MEDAN | Salah seorang staf bank plat merah di Jalan Pemuda, Kota Medan Fernando HP Munthe SE dan debitur Tan Andoyono (berkas terpisah), selaku Direktur PT Prima Jaya Lestari Utama (PJLU), Senin sore (18/11/2024) diadili di Cakra 9 Pengadilan Tipikor Medan. 

Keduanya didakwa melakukan tindak pidana korupsi beraroma kredit macet mengakibat kerugian keuangan negara mencapai Rp36.932.813.935.

Tim JPU pada Kejaksaan Tinggi Sumatera Utara (Kejati Sumut) dimotori Dr Hendri Edison Sipahutar dalam dakwannya menguraikan, sejak tahun 2014 hingga 2017 PT PJLU mendapatkan fasilitas kredit Fix Loan dari PT Bank Artha Graha Internasional Tbk Cabang Medan total sebesar Rp80 miliar.

Yakni untuk pembangunan Pabrik Minyak Kelapa Sawit (PMKS) yang terletak di Jalan Lintas Sumatera (Rantau Prapat-Aek Kanopan), Desa Kampung Pajak, Kecamatan NA IX-X, Kabupaten Labuhanbatu Utara (Labura), Sumut.

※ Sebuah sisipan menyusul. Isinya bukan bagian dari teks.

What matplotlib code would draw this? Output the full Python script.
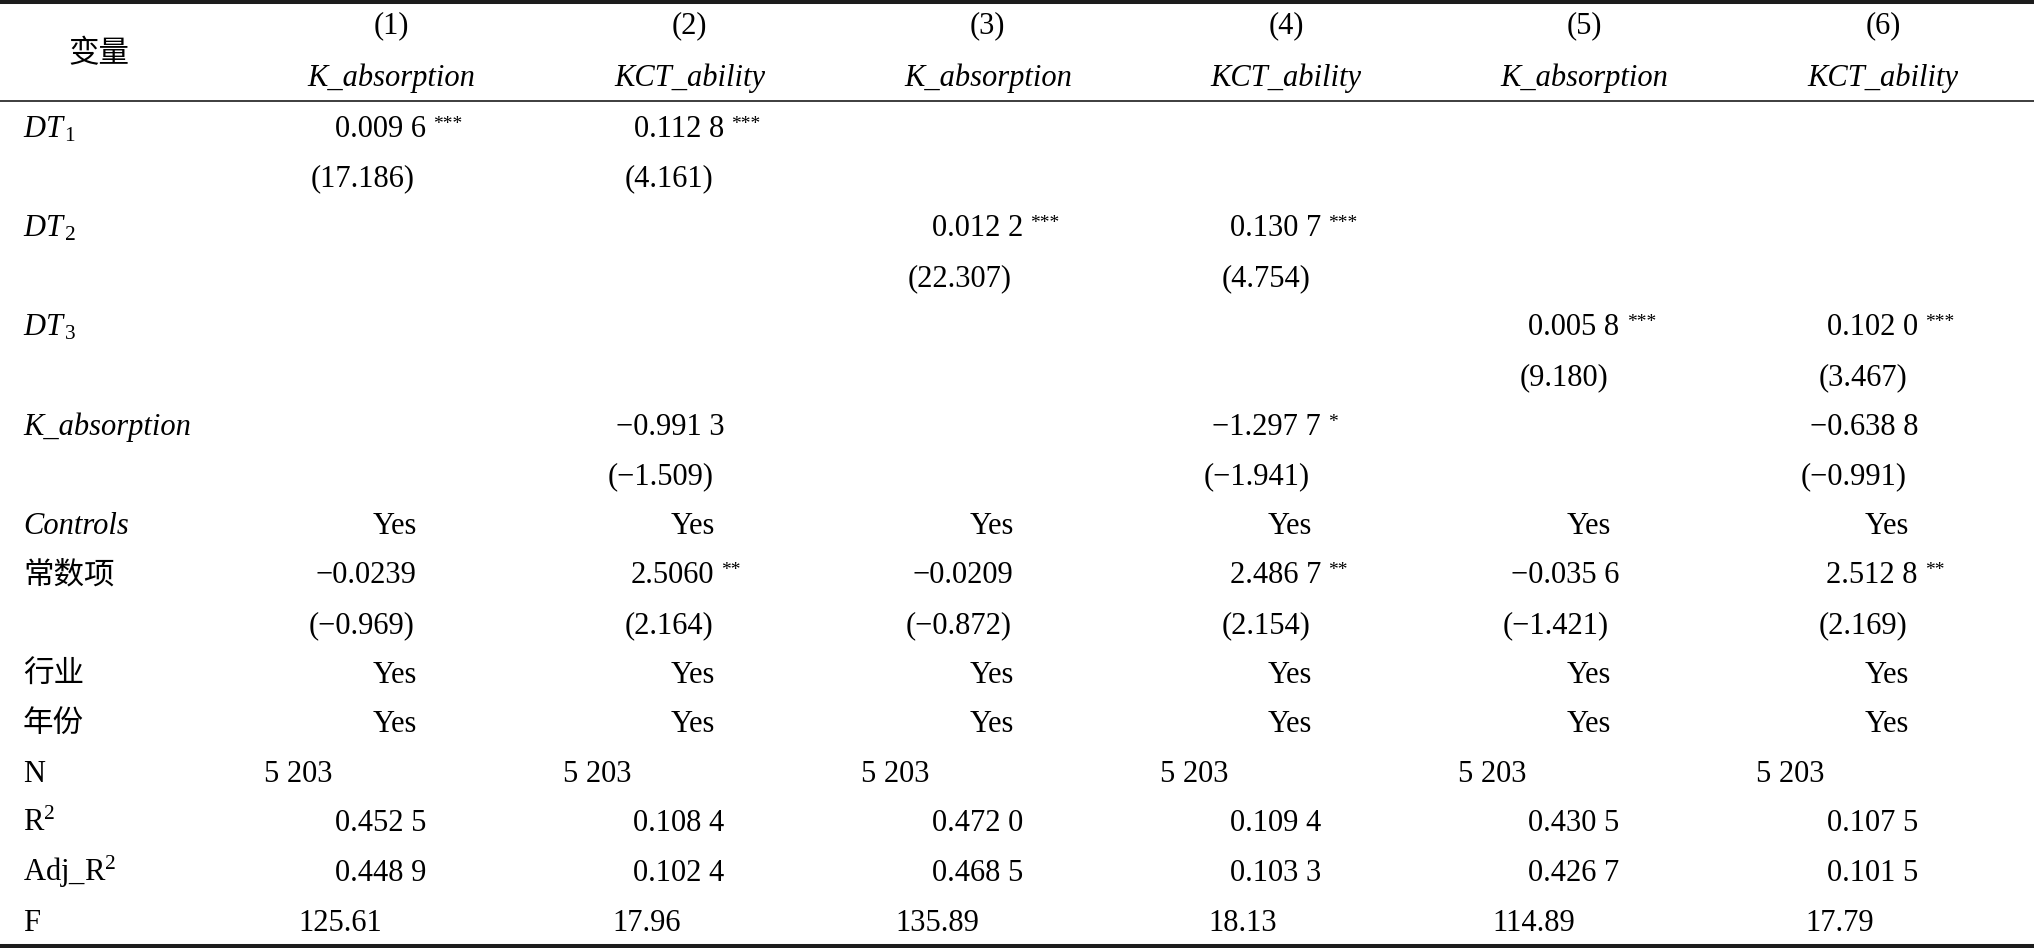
import matplotlib
matplotlib.use("Agg")
from matplotlib import pyplot as plt
import numpy as np

plt.rcParams["font.family"] = ["Liberation Serif", "Noto Sans CJK SC"]
plt.rcParams["mathtext.fontset"] = "custom"
plt.rcParams["mathtext.rm"] = "Liberation Serif"
plt.rcParams["mathtext.it"] = "Liberation Serif:italic"
plt.rcParams["mathtext.bf"] = "Liberation Serif:bold"

# table contents
models = ["(1)", "(2)", "(3)", "(4)", "(5)", "(6)"]
dep_vars = ["K_absorption", "KCT_ability", "K_absorption", "KCT_ability", "K_absorption", "KCT_ability"]

dt1 = ["0.009 6", "0.112 8", "", "", "", ""]
dt1_stars = ["***", "***", "", "", "", ""]
dt1_t = ["(17.186)", "(4.161)", "", "", "", ""]
dt2 = ["", "", "0.012 2", "0.130 7", "", ""]
dt2_stars = ["", "", "***", "***", "", ""]
dt2_t = ["", "", "(22.307)", "(4.754)", "", ""]
dt3 = ["", "", "", "", "0.005 8", "0.102 0"]
dt3_stars = ["", "", "", "", "***", "***"]
dt3_t = ["", "", "", "", "(9.180)", "(3.467)"]
kabs = ["", "−0.991 3", "", "−1.297 7", "", "−0.638 8"]
kabs_stars = ["", "", "", "*", "", ""]
kabs_t = ["", "(−1.509)", "", "(−1.941)", "", "(−0.991)"]
controls = ["Yes"] * 6
const = ["−0.0239", "2.5060", "−0.0209", "2.486 7", "−0.035 6", "2.512 8"]
const_stars = ["", "**", "", "**", "", "**"]
const_t = ["(−0.969)", "(2.164)", "(−0.872)", "(2.154)", "(−1.421)", "(2.169)"]
industry = ["Yes"] * 6
year = ["Yes"] * 6
n_obs = ["5 203"] * 6
r2 = ["0.452 5", "0.108 4", "0.472 0", "0.109 4", "0.430 5", "0.107 5"]
adj_r2 = ["0.448 9", "0.102 4", "0.468 5", "0.103 3", "0.426 7", "0.101 5"]
f_stat = ["125.61", "17.96", "135.89", "18.13", "114.89", "17.79"]

none = [""] * 6
# (label, label style, values, stars, kind)
rows = [
    (r"$DT_{\,1}$", "plain", dt1, dt1_stars, "coef"),
    ("", "plain", dt1_t, none, "paren"),
    (r"$DT_{\,2}$", "plain", dt2, dt2_stars, "coef"),
    ("", "plain", dt2_t, none, "paren"),
    (r"$DT_{\,3}$", "plain", dt3, dt3_stars, "coef"),
    ("", "plain", dt3_t, none, "paren"),
    ("K_absorption", "italic", kabs, kabs_stars, "coef"),
    ("", "plain", kabs_t, none, "paren"),
    ("Controls", "italic", controls, none, "yes"),
    ("常数项", "cjk", const, const_stars, "coef"),
    ("", "plain", const_t, none, "paren"),
    ("行业", "cjk", industry, none, "yes"),
    ("年份", "cjk", year, none, "yes"),
    ("N", "plain", n_obs, none, "n"),
    (r"R$^2$", "plain", r2, none, "coef"),
    (r"Adj_R$^2$", "plain", adj_r2, none, "coef"),
    ("F", "plain", f_stat, none, "f"),
]

W, H = 2034, 948
fs = 22
fs_cjk = 22
cjk = ["Noto Sans CJK SC"]

fig = plt.figure(figsize=(W / 100, H / 100), dpi=100)
ax = fig.add_axes([0, 0, 1, 1])
ax.set_xlim(0, W)
ax.set_ylim(H, 0)
ax.axis("off")

col_center = 391 + 298.4 * np.arange(len(models))
col_right = col_center + 24
row_y = 127 + 49.6 * np.arange(len(rows))
label_x = 23

# rules
ax.axhline(2, color="#1c1c1c", lw=2.9)
ax.axhline(101, color="#1c1c1c", lw=1.2)
ax.axhline(946, color="#1c1c1c", lw=2.9)

# header
ax.text(99, 54, "变量", family=cjk, fontsize=fs_cjk, ha="center", va="center")
for x, m, d in zip(col_center, models, dep_vars):
    ax.text(x, 33, m, fontsize=fs, ha="center", va="baseline")
    ax.text(x, 86, d, fontsize=fs, style="italic", ha="center", va="baseline")


def offset(kind, s):
    if kind == "coef":
        return 11 if " " in s else 1
    return {"paren": 0, "yes": 2, "n": -82, "f": -33}[kind]


for y, (label, lstyle, vals, stars, kind) in zip(row_y, rows):
    base = y + 10
    if label:
        if lstyle == "cjk":
            ax.text(label_x, base, label, family=cjk, fontsize=fs_cjk, va="baseline")
        elif lstyle == "italic":
            ax.text(label_x, base, label, fontsize=fs, style="italic", va="baseline")
        else:
            ax.text(label_x, base, label, fontsize=fs, va="baseline")
    for xr, v, st in zip(col_right, vals, stars):
        if not v:
            continue
        xe = xr + offset(kind, v)
        ax.text(xe, base, v, fontsize=fs, ha="right", va="baseline")
        if st:
            ax.text(xe + 7, y + 2, st, fontsize=14, ha="left", va="baseline")

fig.savefig("out.png", dpi=100, facecolor="white")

Di tahun 2015 kemudian terjadi perubahan pengikatan kredit menyusul adanya perubahan kepengurusan di PT PJLU. Posisi Santo Ridwan sebagai Direktur digantikan terdakwa Tan Andyono.

Pada Tahun 2018, Tan Andyono bertemu dengan terdakwa Fernando HP Munthe selaku Pegawai Sementara (Pgs) Senior Relationship Manager (SRM) pada bank plat merah di Jalan Pemuda Medan. Menanyakan apakah bisa mendapatkan fasilitas kredit sementara pinjaman PT PJLU di Bank Artha Graha masih belum lunas. 
 
Fernando HP Munthe pun menawarkan agar fasilitas kredit yang diperolehnya dari bank swasta tersebut dialihkan (take over). Usulan tersebut disetujui Tan Andyono berikut mengajukan penambahan kredit untuk modal membangun PMKS dengan bunga pinjaman yang lebih rendah dari PT Bank Artha Graha Internasional (Tbk) Cabang Medan. 

Untuk menindaklanjuti proses pengalihan (take over) fasilitas kredit, justru terdakwa Fernando HP Munthe menyusun dan membuat Surat Permohonan Pinjaman sebesar Rp75 miliar kemudian diserahkan kepada Tan Andyono selaku Diretur PT PJLU untuk ditandatangani dan Arie Wirathama Tandias selaku Komisaris PT PJLU. Dengan rincian Kredit Investasi Rp55 miliar dan Kredit Modal Kerja Rp15 miliar.

Saat tahapan pre-screening dan collect data tersebut ditemukan adanya dokumen yang belum dilengkapi / dipenuhi sebagai syarat untuk memenuhi ketentuan proses kredit yaitu dokumen Izin Usaha, Amdal PT PJLU, dokumen jual-beli dengan supplier dan buyer, dokumen rekening koran, Purchase Order dan lainnya.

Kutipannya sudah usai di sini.